31. Et qu'il sache combien difficile et ardue est la chose dont il s'est chargé, de diriger les âmes et de se mettre au service de caractères multiples : l'un par la gentillesse, un autre par la réprimande, un autre par la persuasion... ;
32. et selon la nature et l’intelligence d’un chacun, il se conformera et s’adaptera à tous, de façon non seulement à ne pas subir de perte dans le troupeau commis à sa garde, mais aussi à se féliciter de l’accroissement d’un bon troupeau.
33. Avant tout, qu'il ne laisse point de côté ni ne compte pour peu de chose le salut des âmes commises à sa garde, en prenant plus de soin des choses passagères, terrestres et temporaires,
34. mais qu'il songe sans cesse qu'il est chargé de diriger des âmes, dont il devra aussi rendre compte.
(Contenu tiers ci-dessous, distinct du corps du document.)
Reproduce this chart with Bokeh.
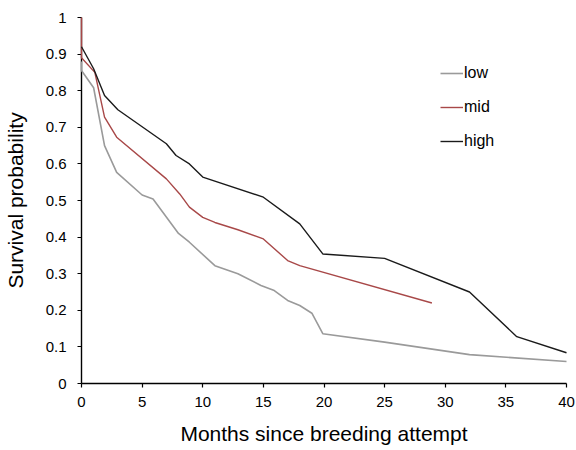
from bokeh.plotting import figure
from bokeh.models import Range1d, FixedTicker, Legend, LegendItem
from bokeh.embed import file_html
from bokeh.resources import INLINE

# Data
low_x = [0, 0, 1, 1.9, 2.9, 5, 5.9, 8, 8.9, 11, 12.9, 14.8, 15.9, 17, 18, 19, 19.9, 25, 32, 40]
low_y = [0.88, 0.855, 0.808, 0.65, 0.577, 0.515, 0.504, 0.41, 0.386, 0.322, 0.30, 0.268, 0.254, 0.227, 0.213, 0.192, 0.136, 0.113, 0.079, 0.06]

mid_x = [0, 0, 1.1, 1.9, 2.9, 7, 8.1, 8.9, 10, 11, 12.9, 15, 17, 18, 28.9]
mid_y = [1.0, 0.89, 0.85, 0.728, 0.673, 0.559, 0.518, 0.482, 0.454, 0.44, 0.42, 0.395, 0.336, 0.322, 0.22]

high_x = [0, 1, 1.9, 3, 7, 7.8, 8.9, 10, 15, 18, 19.9, 25, 32, 35.9, 40]
high_y = [0.92, 0.86, 0.787, 0.748, 0.655, 0.623, 0.60, 0.564, 0.509, 0.436, 0.354, 0.342, 0.25, 0.128, 0.084]

x_ticks = [0, 5, 10, 15, 20, 25, 30, 35, 40]
y_ticks = [0, 0.1, 0.2, 0.3, 0.4, 0.5, 0.6, 0.7, 0.8, 0.9, 1.0]
y_tick_labels = {0: "0", 0.1: "0.1", 0.2: "0.2", 0.3: "0.3", 0.4: "0.4", 0.5: "0.5",
                 0.6: "0.6", 0.7: "0.7", 0.8: "0.8", 0.9: "0.9", 1.0: "1"}

FONT = "Liberation Sans"

p = figure(frame_width=485, frame_height=366, output_backend="svg", toolbar_location=None,
           x_range=Range1d(0, 40), y_range=Range1d(0, 1),
           min_border_left=80, min_border_top=17, min_border_right=10, min_border_bottom=4)
p.outline_line_color = None
p.grid.visible = False
p.background_fill_color = "white"

r_low = p.line(low_x, low_y, line_color="#9a9a9a", line_width=1.6, level="overlay")
r_mid = p.line(mid_x, mid_y, line_color="#a84848", line_width=1.4, level="overlay")
r_high = p.line(high_x, high_y, line_color="#1a1a1a", line_width=1.4, level="overlay")

for ax in (p.xaxis[0], p.yaxis[0]):
    ax.axis_line_color = "black"
    ax.axis_line_width = 1.4
    ax.major_tick_line_color = "black"
    ax.major_tick_line_width = 1.2
    ax.major_tick_out = 4
    ax.major_tick_in = 0
    ax.minor_tick_line_color = None
    ax.major_label_text_font = FONT
    ax.major_label_text_font_size = "15px"
    ax.major_label_text_color = "black"
    ax.axis_label_text_font = FONT
    ax.axis_label_text_font_size = "21px"
    ax.axis_label_text_font_style = "normal"
    ax.axis_label_text_color = "black"

p.xaxis[0].ticker = FixedTicker(ticks=x_ticks)
p.yaxis[0].ticker = FixedTicker(ticks=y_ticks)
p.yaxis[0].major_label_overrides = y_tick_labels
p.xaxis[0].axis_label = "Months since breeding attempt"
p.yaxis[0].axis_label = "Survival probability"
p.xaxis[0].major_label_standoff = 9
p.yaxis[0].major_label_standoff = 11
p.xaxis[0].axis_label_standoff = 12
p.yaxis[0].axis_label_standoff = 16

legend = Legend(items=[LegendItem(label="low", renderers=[r_low]),
                       LegendItem(label="mid", renderers=[r_mid]),
                       LegendItem(label="high", renderers=[r_high])],
                location=(359, 232), orientation="vertical")
legend.border_line_color = None
legend.background_fill_alpha = 0
legend.padding = 0
legend.margin = 0
legend.spacing = 14
legend.glyph_width = 23
legend.glyph_height = 20
legend.label_height = 20
legend.label_standoff = 1
legend.label_text_font = FONT
legend.label_text_font_size = "16px"
legend.label_text_color = "black"
p.add_layout(legend, "center")

open("out.html", "w").write(file_html(p, INLINE))
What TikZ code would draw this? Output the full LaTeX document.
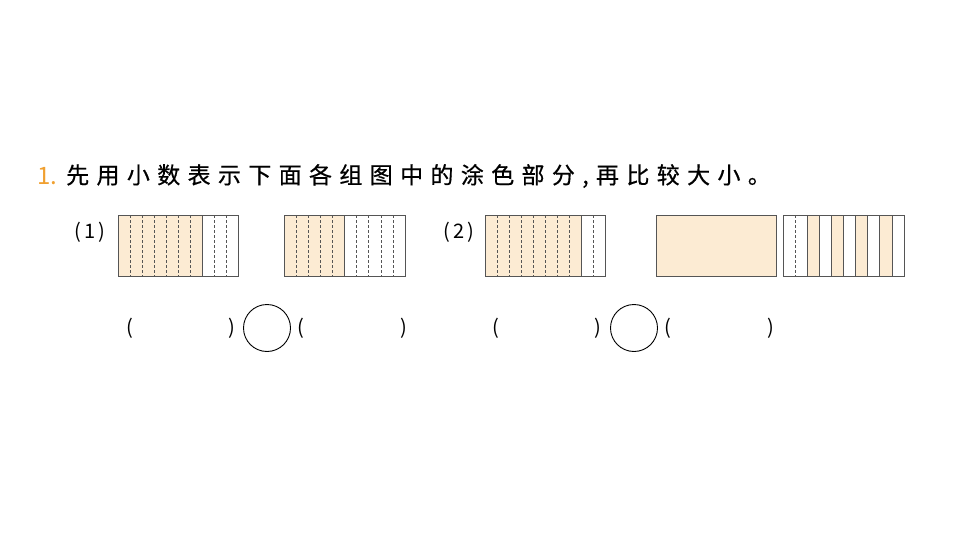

35. Et pour ne pas se plaindre d'un éventuel manque de ressources, qu'il se souvienne qu'il est écrit : « Cherchez d'abord le royaume de Dieu et sa justice, et tout cela vous sera donné par surcroît » ;
36. et encore : « Rien ne manque à ceux qui le craignent. »
37. Et qu'il sache que, quand on se charge de diriger les âmes, on doit se préparer à en rendre compte.
38. Et autant il sait avoir de frères confiés à ses soins, qu'il soit bien certain qu'il devra rendre compte au Seigneur de toutes ces âmes au jour du jugement, sans parler de sa propre âme, bien entendu.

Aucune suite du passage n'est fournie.